GIVEN PROBLEM
Repeat every line of the data exactly, but not the pictures.

AVAILABLE DATA
---*---

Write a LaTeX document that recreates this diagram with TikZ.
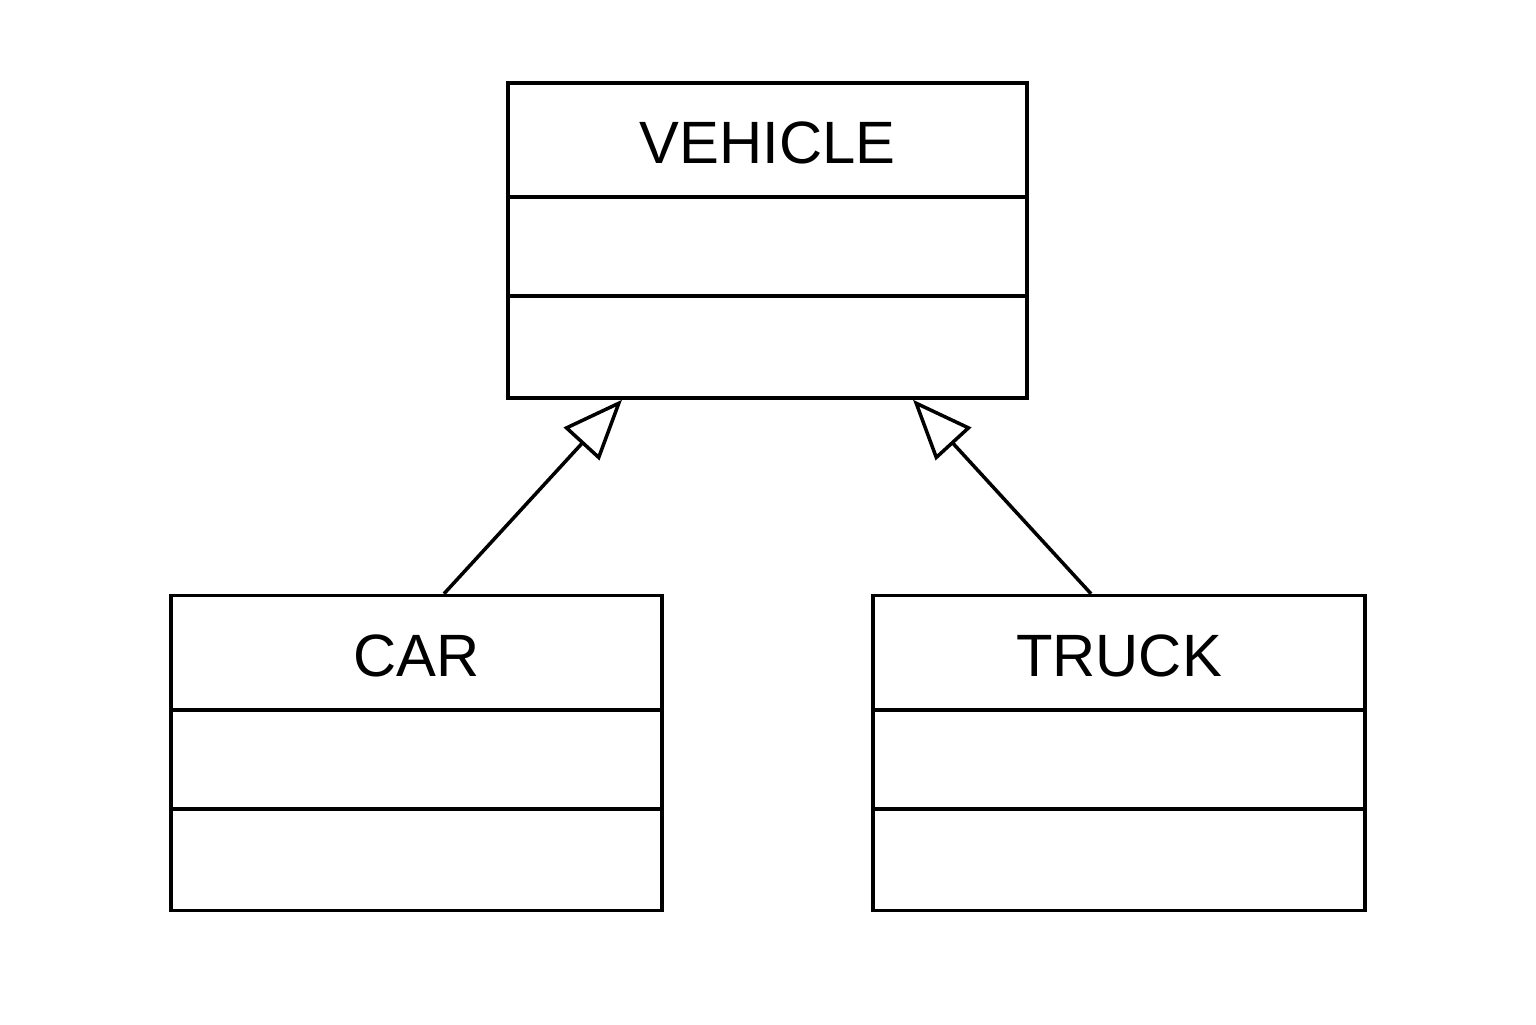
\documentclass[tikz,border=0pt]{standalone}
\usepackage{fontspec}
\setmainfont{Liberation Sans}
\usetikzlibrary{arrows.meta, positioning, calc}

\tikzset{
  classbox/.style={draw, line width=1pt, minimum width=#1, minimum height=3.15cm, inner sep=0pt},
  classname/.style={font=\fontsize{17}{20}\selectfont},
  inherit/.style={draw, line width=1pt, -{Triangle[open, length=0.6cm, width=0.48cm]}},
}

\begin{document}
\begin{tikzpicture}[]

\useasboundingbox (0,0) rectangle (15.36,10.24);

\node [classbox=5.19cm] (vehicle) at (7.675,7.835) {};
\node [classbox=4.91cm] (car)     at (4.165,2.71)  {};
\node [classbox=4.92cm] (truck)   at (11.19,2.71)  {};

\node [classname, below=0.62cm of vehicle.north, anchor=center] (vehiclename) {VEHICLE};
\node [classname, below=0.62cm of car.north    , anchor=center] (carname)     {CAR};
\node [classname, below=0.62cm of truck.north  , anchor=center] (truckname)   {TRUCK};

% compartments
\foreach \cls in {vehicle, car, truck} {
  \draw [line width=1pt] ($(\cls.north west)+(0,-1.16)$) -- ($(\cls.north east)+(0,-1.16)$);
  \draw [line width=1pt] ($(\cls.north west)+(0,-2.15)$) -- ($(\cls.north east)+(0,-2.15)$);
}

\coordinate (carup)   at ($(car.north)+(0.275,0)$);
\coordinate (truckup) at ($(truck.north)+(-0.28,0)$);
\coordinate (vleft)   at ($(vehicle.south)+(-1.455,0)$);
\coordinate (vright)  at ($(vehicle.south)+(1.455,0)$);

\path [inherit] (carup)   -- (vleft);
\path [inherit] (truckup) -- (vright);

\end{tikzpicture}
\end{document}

---*---

IN RESPONSE
Write a LaTeX document that recreates this diagram with TikZ.
\documentclass[tikz,border=0pt]{standalone}
\usepackage{fontspec}
\setmainfont{Liberation Sans}
\usetikzlibrary{arrows.meta, positioning, calc}

\tikzset{
  classbox/.style={draw, line width=1pt, minimum width=#1, minimum height=3.15cm, inner sep=0pt},
  classname/.style={font=\fontsize{17}{20}\selectfont},
  inherit/.style={draw, line width=1pt, -{Triangle[open, length=0.6cm, width=0.48cm]}},
}

\begin{document}
\begin{tikzpicture}[]

\useasboundingbox (0,0) rectangle (15.36,10.24);

\node [classbox=5.19cm] (vehicle) at (7.675,7.835) {};
\node [classbox=4.91cm] (car)     at (4.165,2.71)  {};
\node [classbox=4.92cm] (truck)   at (11.19,2.71)  {};

\node [classname, below=0.62cm of vehicle.north, anchor=center] (vehiclename) {VEHICLE};
\node [classname, below=0.62cm of car.north    , anchor=center] (carname)     {CAR};
\node [classname, below=0.62cm of truck.north  , anchor=center] (truckname)   {TRUCK};

% compartments
\foreach \cls in {vehicle, car, truck} {
  \draw [line width=1pt] ($(\cls.north west)+(0,-1.16)$) -- ($(\cls.north east)+(0,-1.16)$);
  \draw [line width=1pt] ($(\cls.north west)+(0,-2.15)$) -- ($(\cls.north east)+(0,-2.15)$);
}

\coordinate (carup)   at ($(car.north)+(0.275,0)$);
\coordinate (truckup) at ($(truck.north)+(-0.28,0)$);
\coordinate (vleft)   at ($(vehicle.south)+(-1.455,0)$);
\coordinate (vright)  at ($(vehicle.south)+(1.455,0)$);

\path [inherit] (carup)   -- (vleft);
\path [inherit] (truckup) -- (vright);

\end{tikzpicture}
\end{document}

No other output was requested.